January 30th, we will celebrate our 19th wedding anniversary. I realize the accomplishment that is, particularly in our current times, however, please don’t think there was pixie dust sprinkled on us, spreading joy & happiness every day. In fact, several years were quite the opposite and I think we both gave each-other the ‘what did we get ourselves into’ look many times. But then we remember…….our love and our vows.
When I look at this photo, I remember two things; being happy and being sad. I was 16 and 5 months pregnant with Tyler. I was happy because I was with the man that I loved. And I was sad because we lived away from anyone and everyone and I was clueless on how to be a wife, much less a mother. But our love for one another and our vows got us through those times; the times where we ate at Dairy Queen because I didn’t know how to cook, our heartbreaking miscarriages, and even the moments when we’d wonder how the heck we were gonna feed our kids when payday was still two more weeks away. We made it work because we loved each-other and because we made a vow to be true to each-other in good times and in bad, in sickness and in health, for better for worse, for richer for poorer til death do us part.
One of the great illusions of our time is that love is self-sustaining. It is not. Love must be fed and nurtured, constantly renewed. That demands ingenuity and consideration, but first and foremost, it demands time.
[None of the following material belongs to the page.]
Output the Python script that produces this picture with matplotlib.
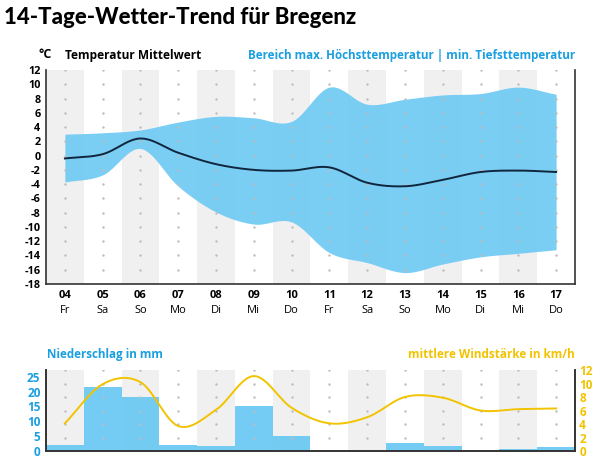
import numpy as np
import matplotlib
matplotlib.use("Agg")
import matplotlib.pyplot as plt

# 14-day forecast for Bregenz
days = ["04", "05", "06", "07", "08", "09", "10", "11", "12", "13", "14", "15", "16", "17"]
weekdays = ["Fr", "Sa", "So", "Mo", "Di", "Mi", "Do", "Fr", "Sa", "So", "Mo", "Di", "Mi", "Do"]

temp_mean = [-0.4, 0.2, 2.4, 0.4, -1.2, -2.0, -2.1, -1.65, -3.8, -4.3, -3.4, -2.3, -2.1, -2.3]
temp_max = [3.0, 3.2, 3.6, 4.7, 5.5, 5.3, 4.8, 9.6, 7.2, 7.9, 8.5, 8.7, 9.6, 8.6]
temp_min = [-3.7, -2.7, 1.0, -4.3, -7.9, -9.6, -9.3, -13.6, -15.0, -16.4, -15.2, -14.2, -13.7, -13.2]

precip_mm = [1.9, 21.5, 18.3, 1.9, 1.7, 15.3, 5.2, 0.0, 0.0, 2.6, 1.8, 0.0, 0.7, 1.35]
wind_kmh = [4.1, 9.9, 10.2, 3.7, 6.1, 11.1, 6.4, 4.1, 5.0, 8.0, 7.9, 6.0, 6.2, 6.3]

BLUE_TXT = "#1a9fe0"
BAND = "#6cc9f3"
YELLOW = "#f2c300"
GREY_BAND = "#f0f0f0"
DOT = "#bdbdbd"
FONT = "Open Sans"


def catmull_rom(y, n=24):
    # smooth curve through the daily points (drawing only)
    y = np.asarray(y, dtype=float)
    x = np.arange(len(y), dtype=float)
    m = np.gradient(y)
    xs, ys = [], []
    for i in range(len(y) - 1):
        t = np.linspace(0, 1, n, endpoint=False)
        h00 = 2 * t**3 - 3 * t**2 + 1
        h10 = t**3 - 2 * t**2 + t
        h01 = -2 * t**3 + 3 * t**2
        h11 = t**3 - t**2
        xs.append(x[i] + t)
        ys.append(h00 * y[i] + h10 * m[i] + h01 * y[i + 1] + h11 * m[i + 1])
    xs.append([x[-1]])
    ys.append([y[-1]])
    return np.concatenate(xs), np.concatenate(ys)


def day_background(ax):
    for i in range(0, len(days), 2):
        ax.axvspan(i - 0.5, i + 0.5, color=GREY_BAND, lw=0, zorder=0)


x = np.arange(len(days))
fig = plt.figure(figsize=(5.99, 4.69), dpi=100)

fig.text(4 / 599, 1 - 18 / 469, "14-Tage-Wetter-Trend für Bregenz",
         family=["Lato", "DejaVu Sans"], weight="black",
         fontsize=16, va="center", ha="left")

# --- temperature ---
ax = fig.add_axes([46 / 599, 1 - 284 / 469, 529 / 599, 214 / 469])
day_background(ax)
xs, hi = catmull_rom(temp_max)
_, lo = catmull_rom(temp_min)
_, mean = catmull_rom(temp_mean)
ax.fill_between(xs, lo, hi, color=BAND, alpha=0.9, lw=0, zorder=2)
gx, gy = np.meshgrid(x, np.arange(-16, 13, 2))
ax.scatter(gx.ravel(), gy.ravel(), s=3, color=DOT, lw=0, zorder=3)
ax.plot(xs, mean, color="#10263d", lw=1.4, zorder=4)

ax.set_xlim(-0.5, len(days) - 0.5)
ax.set_ylim(-18, 12)
ax.set_yticks(range(-18, 13, 2))
ax.set_yticklabels([str(v) for v in range(-18, 13, 2)], family=FONT,
                   weight="bold", fontsize=7.8)
ax.tick_params(axis="y", length=0, pad=4)
ax.set_xticks([])
for i in x:
    ax.text(i, -0.055, days[i], transform=ax.get_xaxis_transform(),
            ha="center", va="center", family=FONT, weight="bold", fontsize=8)
    ax.text(i, -0.125, weekdays[i], transform=ax.get_xaxis_transform(),
            ha="center", va="center", family=FONT, fontsize=8)
ax.spines["top"].set_visible(False)
for s in ("left", "bottom", "right"):
    ax.spines[s].set_color("#333333")
    ax.spines[s].set_linewidth(1.2)

fig.text(52 / 599, 1 - 55 / 469, "°C", family=FONT, weight="bold",
         fontsize=9, ha="right", va="center")
fig.text(65 / 599, 1 - 55 / 469, "Temperatur Mittelwert", family=FONT,
         weight="bold", fontsize=8.6, ha="left", va="center")
fig.text(575 / 599, 1 - 55 / 469,
         "Bereich max. Höchsttemperatur | min. Tiefsttemperatur",
         family=FONT, weight="bold", fontsize=8.4, ha="right", va="center",
         color=BLUE_TXT)

# --- precipitation / wind ---
bx = fig.add_axes([46 / 599, 1 - 451 / 469, 529 / 599, 81 / 469])
day_background(bx)
bx.bar(x, precip_mm, width=1.0, color=BAND, alpha=0.95, lw=0, zorder=2)
bx.set_xlim(-0.5, len(days) - 0.5)
bx.set_ylim(0, 27.3)
bx.set_yticks(range(0, 26, 5))
bx.set_yticklabels([str(v) for v in range(0, 26, 5)], family=FONT,
                   weight="bold", fontsize=8.5, color=BLUE_TXT)
bx.tick_params(axis="y", length=0, pad=4)
bx.set_xticks([])

wx = bx.twinx()
wx.set_xlim(-0.5, len(days) - 0.5)
wx.set_ylim(0, 12)
gx, gy = np.meshgrid(x, np.arange(2, 13, 2))
wx.scatter(gx.ravel(), gy.ravel(), s=3, color=DOT, lw=0, zorder=1)
wxs, wys = catmull_rom(wind_kmh)
wx.plot(wxs, wys, color=YELLOW, lw=1.4, zorder=3)
wx.set_yticks(range(0, 13, 2))
wx.set_yticklabels([str(v) for v in range(0, 13, 2)], family=FONT,
                   weight="bold", fontsize=8.5, color=YELLOW)
wx.tick_params(axis="y", length=0, pad=3)

for a in (bx, wx):
    a.spines["top"].set_visible(False)
    for s in ("left", "bottom", "right"):
        a.spines[s].set_color("#333333")
        a.spines[s].set_linewidth(1.2)

fig.text(47 / 599, 1 - 354 / 469, "Niederschlag in mm", family=FONT,
         weight="bold", fontsize=8.4, ha="left", va="center", color=BLUE_TXT)
fig.text(575 / 599, 1 - 355 / 469, "mittlere Windstärke in km/h", family=FONT,
         weight="bold", fontsize=8.5, ha="right", va="center", color=YELLOW)

fig.savefig("out.png", dpi=100)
I truly believe this statement. I think that so many times, couples give up thinking that there is something better out there that would require less time & work and perhaps that’s true, but then what’s the point of the wedding vows? As I’ve gotten older, I’ve learned to work through and appreciate the bad with the good because it has made our marriage substantial, our love for one-another stronger, and that only makes us more powerful as a couple. I have always given my husband credit for us being happily married. He is so slow to anger, he believes the best in people, he is as steady as a rock, he works from sun up to sun down to take care of us, and he is as faithful as any man could be. It took me a long time to truly appreciate those qualities, and instill them in myself, but I did and still continue to work at it……and more recently, when I turned it around and started to love my husband as God loves me, that’s when I knew that there will never be anything that will ever come between us. I began focusing less on his faults and more on my own… and my own need for God’s grace in my life. While I may dislike my husband at certain times (like when he promises to bring me a Dr. Pepper but then forgets), I completely love him with all my heart. There are no words to express my gratitude, only actions, actions of respect, honor and devotion until death parts us.
To live happily ever-after does not mean there are no struggles. It does mean that when you choose to die to yourself, to your SELFishness, your demands, your rights, and seek to really love, to be joined together as one, then you can start to live happily ever-after.
For every hard moment, there were twice as many happy & joyful moments and all I can do is smile when I think of them. I pray that God blesses us with 19+ more years.